The decennial census is the primary data source for many planning activities. Once a decade, entirely new data are released, and planners re-examine blocks, neighborhoods, entire cities, and the nation. IAP 2010 featured a class, taught by Amy Glasmeier, which examined how planners use data from the census. In the class, senior staff from the U.S. Census Bureau introduced students to data collection and processing, availability and access, and the availability of geographically detailed demographic datasets. Census data also plays a key role in Glasmeier's research, including her Atlas of Poverty in America.

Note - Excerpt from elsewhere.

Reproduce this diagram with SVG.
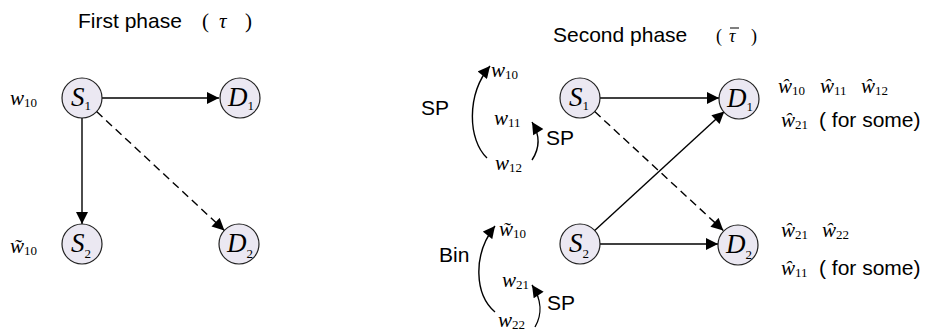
<svg xmlns="http://www.w3.org/2000/svg" width="929" height="332" viewBox="0 0 929 332">
<style>
.t{font-family:"Liberation Sans",Arial,sans-serif;font-size:21px;fill:#000}
.m{font-family:"Liberation Serif","Times New Roman",serif;font-style:italic;font-size:21px;fill:#000}
.sub{font-style:normal;font-size:13px}
.node circle{fill:#ebe8f2;stroke:#222;stroke-width:1.2}
.node text{font-family:"Liberation Serif","Times New Roman",serif;font-style:italic;font-size:27px;fill:#000}
.node tspan{font-style:normal;font-size:13px}
.c{stroke:#000;stroke-width:1.4;fill:none;marker-end:url(#ah)}
.d{stroke-dasharray:8 5}
</style>
<defs>
<marker id="ah" viewBox="0 0 10 10" refX="10" refY="5" markerWidth="13" markerHeight="12" markerUnits="userSpaceOnUse" orient="auto">
<path d="M0,0 L10,5 L0,10 z" fill="#000"/>
</marker>
</defs>

<!-- titles -->
<text class="t" x="78" y="28">First phase</text>
<text class="m" x="202" y="28" style="font-style:normal">(</text>
<text class="m" x="219" y="28">τ</text>
<text class="m" x="245" y="28" style="font-style:normal">)</text>

<text class="t" x="553" y="42">Second phase</text>
<text class="m" x="716" y="42" style="font-style:normal;font-size:18px">(</text>
<text class="m" x="729" y="42" style="font-size:18px">τ</text>
<line x1="730" y1="28" x2="739" y2="28" stroke="#000" stroke-width="1"/>
<text class="m" x="751" y="42" style="font-style:normal;font-size:18px">)</text>

<!-- connectors -->
<g id="connectors">
<line class="c" x1="102" y1="98" x2="219" y2="98"/>
<line class="c" x1="82" y1="118" x2="82" y2="224"/>
<line class="c d" x1="96.6" y1="111.6" x2="224.4" y2="230.4"/>
<line class="c" x1="600" y1="98" x2="719" y2="98"/>
<line class="c" x1="600" y1="244" x2="718" y2="244"/>
<line class="c" x1="594.7" y1="230.5" x2="724.3" y2="111.5"/>
<line class="c d" x1="594.7" y1="111.6" x2="723.3" y2="230.4"/>
<path class="c" d="M487,158 C468,140 466,95 490,66"/>
<path class="c" d="M532,160 C540,148 540,135 532,122"/>
<path class="c" d="M495,312 C475,295 472,255 495,226"/>
<path class="c" d="M535,327 C542,315 542,300 532,285"/>
</g>

<!-- nodes first phase -->
<g id="p1_S1" class="node"><circle cx="82" cy="98" r="20"/><text x="71" y="106">S<tspan dy="4">1</tspan></text></g>
<g id="p1_D1" class="node"><circle cx="240" cy="98" r="20"/><text x="228" y="106">D<tspan dy="4">1</tspan></text></g>
<g id="p1_S2" class="node"><circle cx="82" cy="244" r="20"/><text x="71" y="252">S<tspan dy="6">2</tspan></text></g>
<g id="p1_D2" class="node"><circle cx="239" cy="244" r="20"/><text x="227" y="252">D<tspan dy="6">2</tspan></text></g>

<!-- nodes second phase -->
<g id="p2_S1" class="node"><circle cx="580" cy="98" r="20"/><text x="569" y="106">S<tspan dy="4">1</tspan></text></g>
<g id="p2_D1" class="node"><circle cx="739" cy="99" r="20"/><text x="727" y="107">D<tspan dy="4">1</tspan></text></g>
<g id="p2_S2" class="node"><circle cx="580" cy="244" r="20"/><text x="569" y="252">S<tspan dy="6">2</tspan></text></g>
<g id="p2_D2" class="node"><circle cx="738" cy="245" r="20"/><text x="726" y="253">D<tspan dy="6">2</tspan></text></g>

<!-- labels first phase -->
<text class="m" x="10" y="105">w<tspan class="sub" dy="2">10</tspan></text>
<text class="m" x="10" y="253">w̃<tspan class="sub" dy="2">10</tspan></text>

<!-- labels second phase left -->
<text class="t" x="421" y="115">SP</text>
<text class="m" x="491" y="77">w<tspan class="sub" dy="2">10</tspan></text>
<text class="m" x="494" y="125">w<tspan class="sub" dy="2">11</tspan></text>
<text class="t" x="546" y="145">SP</text>
<text class="m" x="495" y="170">w<tspan class="sub" dy="2">12</tspan></text>

<text class="t" x="439" y="262">Bin</text>
<text class="m" x="499" y="236">w̃<tspan class="sub" dy="2">10</tspan></text>
<text class="m" x="502" y="287">w<tspan class="sub" dy="2">21</tspan></text>
<text class="t" x="547" y="310">SP</text>
<text class="m" x="498" y="327">w<tspan class="sub" dy="2">22</tspan></text>

<!-- labels second phase right -->
<text class="m" x="778" y="93">ŵ<tspan class="sub" dy="2">10</tspan></text>
<text class="m" x="820" y="93">ŵ<tspan class="sub" dy="2">11</tspan></text>
<text class="m" x="861" y="93">ŵ<tspan class="sub" dy="2">12</tspan></text>
<text class="m" x="781" y="127">ŵ<tspan class="sub" dy="2">21</tspan></text>
<text class="t" x="819" y="127">( for some)</text>

<text class="m" x="781" y="237">ŵ<tspan class="sub" dy="2">21</tspan></text>
<text class="m" x="822" y="237">ŵ<tspan class="sub" dy="2">22</tspan></text>
<text class="m" x="781" y="275">ŵ<tspan class="sub" dy="2">11</tspan></text>
<text class="t" x="819" y="275">( for some)</text>
</svg>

The Spring 2010 course Financing Economic Development, 11.437, taught by Karl Seidman, focuses on financing tools and program models that support local economic development. Students in the course are using data from the census and the American Community Survey, a longer form sent to a sample of the population during the decennial census. Students are using occupational data to promote the creative economy of Portland, Maine –professionals like artists, designers, and musicians. Census data provides invaluable information about individual professionals not provided by traditional employer-oriented data sources. These sources often fail to count such individuals, as they don't fall under the umbrella of a large creative business. Students in 11.437 are using the data to document how much of the city's workforce is actually active in these sectors. A report is forthcoming.
Data from the American Community Survey is the foundation for Ezra Haber Glenn's study of “Middle Cities” in Massachusetts. The report, for the Pioneer Institute, explores the performance of 14 cities, including Lawrence, Springfield, Worcester, Fall River, and Pittsfield. Harbor Glenn found that, while all of these cities struggled during the past decade, they also experienced reform and positive change.